Reputation: 2807
I have grouped data and nest()
seems to be a create options to quickly summarize it. I would likt to select groups based on information of the tibble list, namely the number of observations. How can I access these numbers?
library(tidyr)
library(gapminder)
gapminder %>%
group_by(continent) %>%
nest()
# A tibble: 5 x 2
continent data
<fct> <list>
1 Asia <tibble [396 x 5]>
2 Europe <tibble [360 x 5]>
3 Africa <tibble [624 x 5]>
4 Americas <tibble [300 x 5]>
5 Oceania <tibble [24 x 5]>
# How to select continents with more than 350 observations?

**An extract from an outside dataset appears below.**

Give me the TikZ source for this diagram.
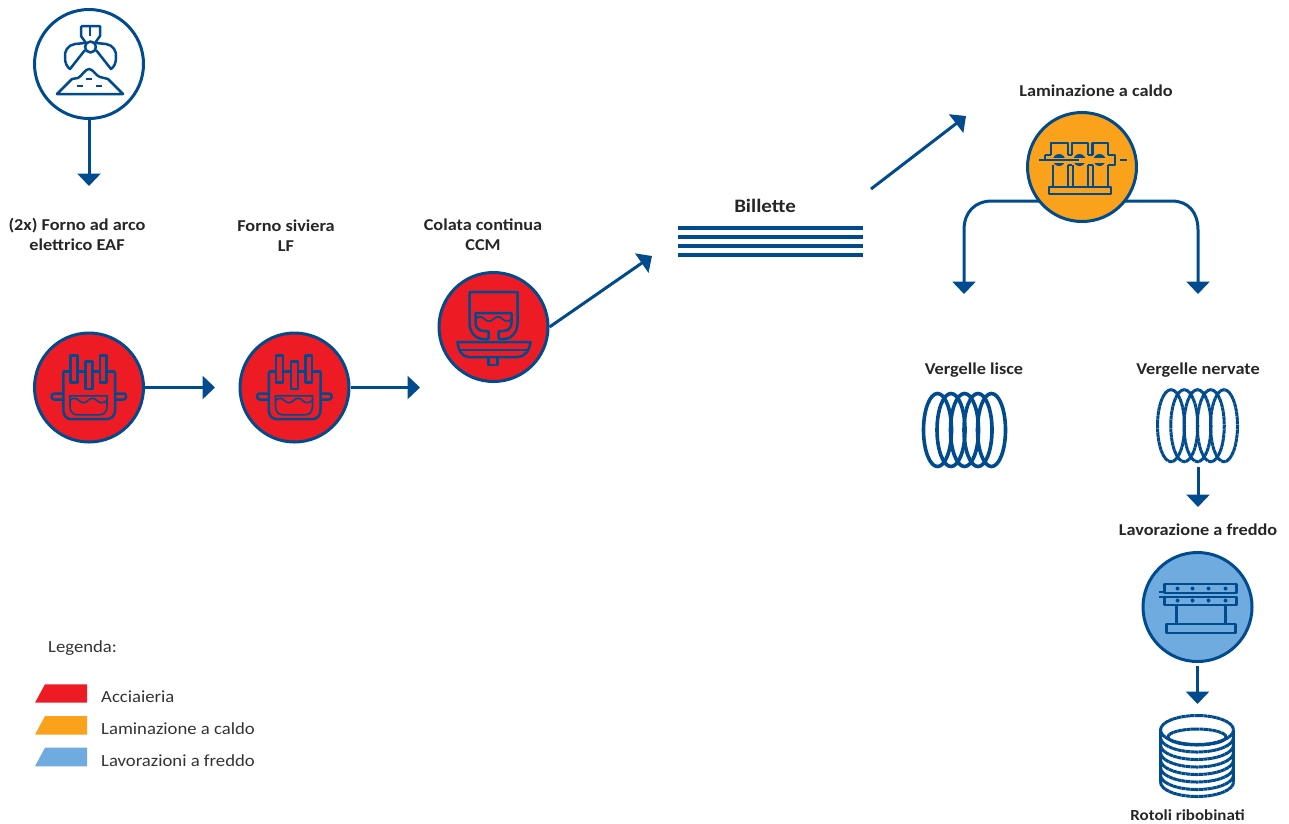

I tried combinations of sample_n()
but of course every element of the nested data has size 1. How can I access the information about number of observations which I can see so easily from my console output for further selections?
Upvotes: 0
Views: 258
Reputation: 1438
Another possible solution (and extremely similar to r2evans) could be achieved using map_lgl()
from library(purrr)
like so:
library(tidyverse)
library(gapminder)
gapminder %>%
group_by(continent) %>%
nest() %>%
filter(purrr::map_lgl(data, ~ nrow(.x) > 350))
#> # A tibble: 3 x 2
#> # Groups: continent [5]
#> continent data
#> <fct> <list>
#> 1 Asia <tibble [396 x 5]>
#> 2 Europe <tibble [360 x 5]>
#> 3 Africa <tibble [624 x 5]>
Created on 2020-03-25 by the reprex package (v0.3.0)
Upvotes: 1
Reputation: 160447
Untested.
gapminder %>%
group_by(continent) %>%
nest() %>%
mutate(n = sapply(data, NROW)) %>%
filter(n > 300)
or just
gapminder %>%
group_by(continent) %>%
nest() %>%
filter(sapply(data, NROW) > 300)
You can replace sapply
with purrr::map_int
.
Upvotes: 1